It’s safe to say that there’s a higher than average chance that Australia will have a Labor government next year, if not before. How, then, will Labor’s policies affect our already anaemic real estate market?
Here, I’m talking about the removal of negative gearing on all but new properties, and the halving of the capital gains tax concession. Will they, as some predict, be the final nail in the coffin, with devastating flow on effects to the wider economy?
I don’t think so. This is why:
So far this year, the market has weakened, particularly in apartments. This is mainly due to a fall in investor demand, which I and many other real estate agents have seen first-hand. More of the apartments I have sold this year have gone to home buyers, not investors, in contrast to past years, where the reverse has been true. One of the main reasons for the investor exodus is the tightening of bank lending requirements resulting from the Banking Royal Commission. Investors can’t borrow nearly as much or as easily as before. While sharp rises in the market in previous years have often been underpinned by speculators looking for quick capital gains, these players have definitely left the building.
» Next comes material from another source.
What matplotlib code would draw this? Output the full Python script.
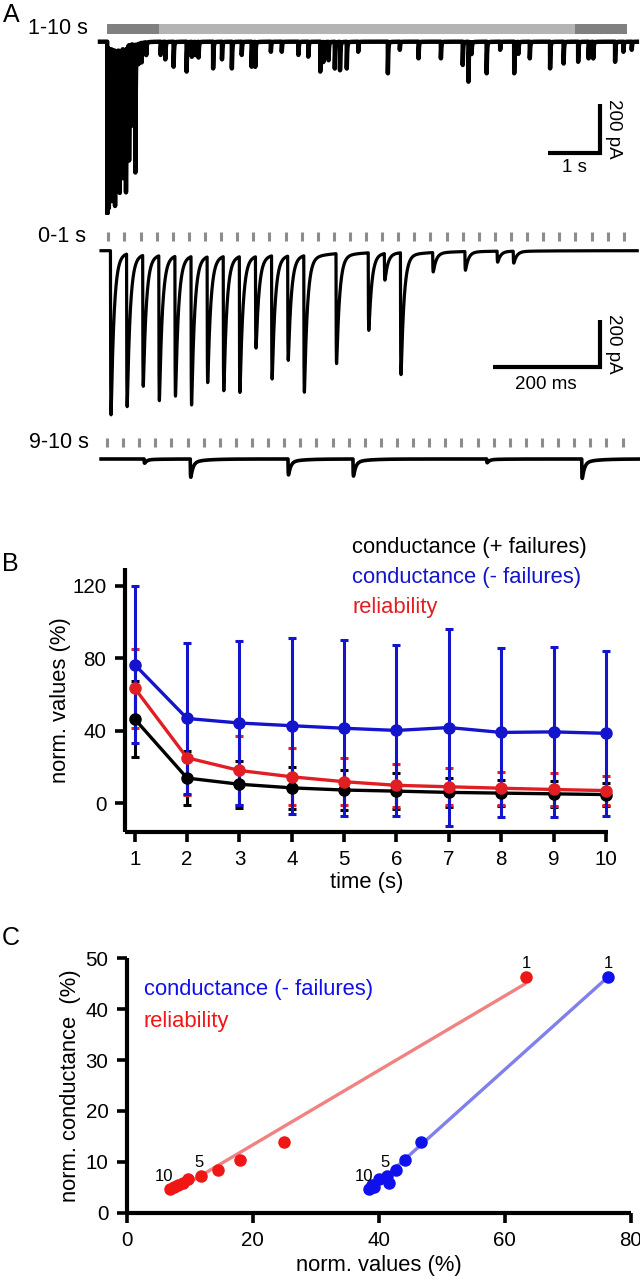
import numpy as np
import matplotlib
matplotlib.use('Agg')
import matplotlib.pyplot as plt

plt.rcParams['font.family'] = ['Liberation Sans', 'DejaVu Sans']

W, H = 640, 1280

# ------------------------------------------------------------------ data
# Panel A -- stimulation train (0-1 s and 9-10 s sweeps)
stim_interval_ms = 30.0
n_stim = 33
latency_ms = 4.0
# evoked EPSCs in the first second: stimulus index and peak amplitude (pA)
train_stim_idx = [0, 1, 2, 3, 4, 5, 6, 7, 8, 9, 10, 11, 12, 14, 16, 17, 18, 20, 22, 24, 25]
train_amp_pA = [703, 654, 561, 621, 599, 636, 539, 575, 582, 392, 528, 447, 585,
                471, 332, 114, 522, 83, 80, 47, 51]
# events during 9-10 s (ms after start of that second, pA)
late_t_ms = [69, 155, 337, 458, 707, 884]
late_amp_pA = [18, 78, 68, 73, 16, 83]
# asynchronous events in the 1-10 s overview (s, pA)
async_t_s = [1.03, 1.12, 1.28, 1.53, 1.63, 1.69, 1.76, 2.04, 2.21, 2.40, 2.59, 2.78,
             2.85, 3.15, 3.36, 3.68, 3.87, 4.10, 4.16, 4.26, 4.38, 4.48, 4.61, 4.83,
             5.40, 5.63, 5.99, 6.42, 6.84, 6.95, 7.01, 7.30, 7.56, 7.83, 7.91, 8.13,
             8.52, 8.78, 9.06, 9.26, 9.35, 9.77, 9.93, 10.09]
async_amp_pA = [54, 72, 102, 122, 61, 54, 64, 109, 72, 109, 54, 102,
                102, 41, 41, 54, 61, 122, 82, 75, 109, 116, 109, 41,
                129, 33, 68, 68, 95, 163, 49, 129, 33, 129, 49, 68,
                109, 89, 82, 68, 68, 82, 41, 33]
bar_segments = [(0, 1, 'dark'), (1, 8, 'light'), (9, 1, 'dark')]

# Panel B -- normalised values vs time
time_s = [1, 2, 3, 4, 5, 6, 7, 8, 9, 10]
cond_plus_mean = [46.4, 13.8, 10.4, 8.4, 7.2, 6.6, 5.9, 5.5, 5.1, 4.7]
cond_plus_sd = [21.2, 14.9, 13.0, 11.5, 10.9, 10.0, 8.0, 7.3, 7.3, 6.2]
reliab_mean = [63.4, 25.0, 18.0, 14.5, 11.8, 9.8, 9.0, 8.2, 7.5, 6.9]
reliab_sd = [21.8, 20.6, 19.0, 15.7, 13.1, 12.0, 10.1, 9.2, 9.2, 8.2]
cond_minus_mean = [76.4, 46.7, 44.2, 42.7, 41.3, 40.1, 41.7, 39.0, 39.3, 38.5]
cond_minus_sd = [43.4, 41.5, 45.3, 48.5, 48.7, 47.1, 54.6, 46.7, 46.8, 45.4]

B_xticks = [1, 2, 3, 4, 5, 6, 7, 8, 9, 10]
B_yticks = [0, 40, 80, 120]
C_xticks = [0, 20, 40, 60, 80]
C_yticks = [0, 10, 20, 30, 40, 50]

# ------------------------------------------------------------------ styles
BLACK = '#000000'
BLUE_B = '#1414cc'
RED_B = '#e01e24'
BLUE_C = '#1010ee'
RED_C = '#f01616'
BLUE_LINE = '#8080ec'
RED_LINE = '#f08282'
GRAY_DARK = '#808080'
GRAY_LIGHT = '#b4b4b4'
TICK_GRAY = '#8c8c8c'
FS_TEXT = 15.8
FS_TICK = 14.8

fig = plt.figure(figsize=(W / 100, H / 100), dpi=100)


def trace_axes(y_top, y_bot, x0_px, xs, base_px, ys):
    ax = fig.add_axes([0, 1 - y_bot / H, 1, (y_bot - y_top) / H])
    ax.set_xlim(-x0_px / xs, (W - x0_px) / xs)
    ax.set_ylim(-(y_bot - base_px) / ys, (base_px - y_top) / ys)
    ax.axis('off')
    return ax


def synth(t, ev_t, ev_a, td, tr, f_slow, ts):
    s = np.linspace(0, 10 * td, 4000)
    k = (1 - np.exp(-s / tr)) * ((1 - f_slow) * np.exp(-s / td) + f_slow * np.exp(-s / ts))
    norm = k.max()
    y = np.zeros_like(t)
    for te, a in zip(ev_t, ev_a):
        d = t - te
        m = d >= 0
        dd = d[m]
        y[m] -= a * (1 - np.exp(-dd / tr)) * ((1 - f_slow) * np.exp(-dd / td)
                                             + f_slow * np.exp(-dd / ts)) / norm
    return y


stim_ms = np.arange(n_stim) * stim_interval_ms
train_t_ms = [stim_ms[i] + latency_ms for i in train_stim_idx]

# ---------------- A: 1-10 s overview
px_s, px_pA_top = 52.0, 0.245
axA1 = trace_axes(12, 215, 107, px_s, 41.7, px_pA_top)
t1 = np.arange(-0.135, 10.19, 0.0002)
ev_t = [x / 1000 for x in train_t_ms] + list(async_t_s)
ev_a = list(train_amp_pA) + list(async_amp_pA)
y1 = synth(t1, ev_t, ev_a, td=0.008, tr=0.0003, f_slow=0.015, ts=0.08)
axA1.plot(t1, y1, color=BLACK, lw=3.2, solid_joinstyle='round')
for start, width, kind in bar_segments:
    axA1.barh(51.8, width, left=start, height=40.8,
              color=GRAY_DARK if kind == 'dark' else GRAY_LIGHT, lw=0)
# scale bar 1 s / 200 pA
cx, cy = 9.48, -454
axA1.plot([cx - 1, cx, cx], [cy, cy, cy + 200], color=BLACK, lw=3,
          solid_joinstyle='miter', solid_capstyle='butt')
axA1.annotate('200 pA', (cx, cy + 100), xytext=(10, 0), textcoords='offset points',
              rotation=270, ha='center', va='center', fontsize=13.5)
axA1.annotate('1 s', (cx - 0.5, cy), xytext=(0, -10.5), textcoords='offset points',
              ha='center', va='center', fontsize=13.5)

# ---------------- A: 0-1 s
px_ms, px_pA = 0.537, 0.2335
axA2 = trace_axes(222, 425, 108.3, px_ms, 250.7, px_pA)
t2 = np.arange(-13.5, 985, 0.05)
y2 = synth(t2, train_t_ms, train_amp_pA, td=5.5, tr=0.4, f_slow=0.02, ts=60.0)
axA2.plot(t2, y2, color=BLACK, lw=2.3)
axA2.vlines(stim_ms, (250.7 - 240.7) / px_pA, (250.7 - 231.7) / px_pA,
            color=TICK_GRAY, lw=2.2)
cx2, cy2 = 915.6, -496.8
axA2.plot([cx2 - 200, cx2, cx2], [cy2, cy2, cy2 + 200], color=BLACK, lw=3,
          solid_joinstyle='miter', solid_capstyle='butt')
axA2.annotate('200 pA', (cx2, cy2 + 100), xytext=(10, 0), textcoords='offset points',
              rotation=270, ha='center', va='center', fontsize=13.5)
axA2.annotate('200 ms', (cx2 - 100, cy2), xytext=(0, -13), textcoords='offset points',
              ha='center', va='center', fontsize=13.5)

# ---------------- A: 9-10 s
axA3 = trace_axes(430, 500, 107, px_ms, 459, px_pA)
t3 = np.arange(-11, 990, 0.05)
y3 = synth(t3, late_t_ms, late_amp_pA, td=4.0, tr=0.4, f_slow=0.15, ts=25.0)
axA3.plot(t3, y3, color=BLACK, lw=2.6)
axA3.vlines(stim_ms, (459 - 447) / px_pA, (459 - 438) / px_pA, color=TICK_GRAY, lw=2.2)

fig.text(88 / W, 1 - 28 / H, '1-10 s', ha='right', va='center', fontsize=15.5)
fig.text(86.5 / W, 1 - 236 / H, '0-1 s', ha='right', va='center', fontsize=15.5)
fig.text(89 / W, 1 - 442.5 / H, '9-10 s', ha='right', va='center', fontsize=15.5)

# ------------------------------------------------------------------ B
axB = fig.add_axes([124.5 / W, 1 - 831.7 / H, (608 - 124.5) / W, (831.7 - 568.3) / H])
for mean, sd, col in [(cond_plus_mean, cond_plus_sd, BLACK),
                      (reliab_mean, reliab_sd, RED_B),
                      (cond_minus_mean, cond_minus_sd, BLUE_B)]:
    axB.errorbar(time_s, mean, yerr=sd, color=col, lw=2.4, marker='o', ms=8,
                 capsize=3.2, capthick=2.2, elinewidth=2.2, clip_on=False)
axB.set_xlim(0.805, 10.04)
axB.set_ylim(-15.8, 129.6)
axB.set_xticks(B_xticks)
axB.set_yticks(B_yticks)
axB.set_xlabel('time (s)', fontsize=FS_TEXT, labelpad=2)
axB.set_ylabel('norm. values (%)', fontsize=FS_TEXT, labelpad=1)

fig.text(352 / W, 1 - 547 / H, 'conductance (+ failures)', color=BLACK, fontsize=FS_TEXT,
         ha='left', va='center')
fig.text(352 / W, 1 - 577 / H, 'conductance (- failures)', color=BLUE_B, fontsize=FS_TEXT,
         ha='left', va='center')
fig.text(352 / W, 1 - 607 / H, 'reliability', color=RED_B, fontsize=FS_TEXT,
         ha='left', va='center')

# ------------------------------------------------------------------ C
axC = fig.add_axes([126.5 / W, 1 - 1212.7 / H, (630.6 - 126.5) / W, (1212.7 - 958.3) / H])
for xs_, col_line, col_pt in [(reliab_mean, RED_LINE, RED_C),
                              (cond_minus_mean, BLUE_LINE, BLUE_C)]:
    xv = np.array(xs_)
    yv = np.array(cond_plus_mean)
    p = np.polyfit(xv, yv, 1)
    xx = np.array([xv.min(), xv.max()])
    axC.plot(xx, np.polyval(p, xx), color=col_line, lw=2.4, solid_capstyle='butt')
    axC.plot(xv, yv, 'o', color=col_pt, ms=8, clip_on=False)
    axC.annotate('1', (xv[0], yv[0]), xytext=(0, 9.5), textcoords='offset points',
                 ha='center', va='center', fontsize=12)
    axC.annotate('5', (xv[4], yv[4]), xytext=(-1, 9.5), textcoords='offset points',
                 ha='center', va='center', fontsize=12)
    axC.annotate('10', (xv[9], yv[9]), xytext=(-4, 9), textcoords='offset points',
                 ha='center', va='center', fontsize=12)
axC.set_xlim(0, 80)
axC.set_ylim(0, 50)
axC.set_xticks(C_xticks)
axC.set_yticks(C_yticks)
axC.set_xlabel('norm. values (%)', fontsize=FS_TEXT, labelpad=4)
axC.set_ylabel('norm. conductance  (%)', fontsize=FS_TEXT, labelpad=3)
axC.text(143.7 / W, 1 - 990 / H, 'conductance (- failures)', color=BLUE_C, fontsize=FS_TEXT,
         ha='left', va='center', transform=fig.transFigure)
axC.text(143.7 / W, 1 - 1021.7 / H, 'reliability', color=RED_C, fontsize=FS_TEXT,
         ha='left', va='center', transform=fig.transFigure)

for ax in (axB, axC):
    ax.spines['top'].set_visible(False)
    ax.spines['right'].set_visible(False)
    for s in ('left', 'bottom'):
        ax.spines[s].set_linewidth(3)
        ax.spines[s].set_capstyle('butt')
    ax.tick_params(length=7, width=2.6, labelsize=FS_TICK, pad=6)

fig.text(11 / W, 1 - 15 / H, 'A', ha='center', va='center', fontsize=18)
fig.text(10 / W, 1 - 564 / H, 'B', ha='center', va='center', fontsize=18)
fig.text(11 / W, 1 - 938 / H, 'C', ha='center', va='center', fontsize=18)

fig.savefig('out.png', dpi=100)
Supply and demand factors are also at play here. On the supply side, there has been unprecedented apartment development in Sydney’s East; and this has coincided with a fall in demand, partly due to decreasing levels of immigration. Lower immigration levels are also a major cause of the weakening rental market – another reason for investors to stay home.
Since investors are already sitting on the sidelines, the impact of the proposed policies could be minimal. And there’s no reason to expect that they’ll cause a rush to market because the changes will only apply to new purchasers – existing investors will retain their current benefits.
Which is why now (wait for it) could be the perfect time to look for buying opportunities.
In the medium to short term, supply and demand imbalances are likely to sort themselves out as new development levels drop in response to the market, while immigration continues to increase population. The tightening of lending requirements is largely the result of the boom time excesses that caused these imbalances and their political effects aka the Banking Royal Commission. As these correct, so we can expect borrowing to become easier. Essentially, while the market is undeniably soft right now, disaster is far from certain. And if you’re with me on this, the existing situation could offer genuine buying opportunities for medium to long term investors. While I wouldn’t recommend betting the farm, so to speak, chances could be missed if you sit on the sidelines.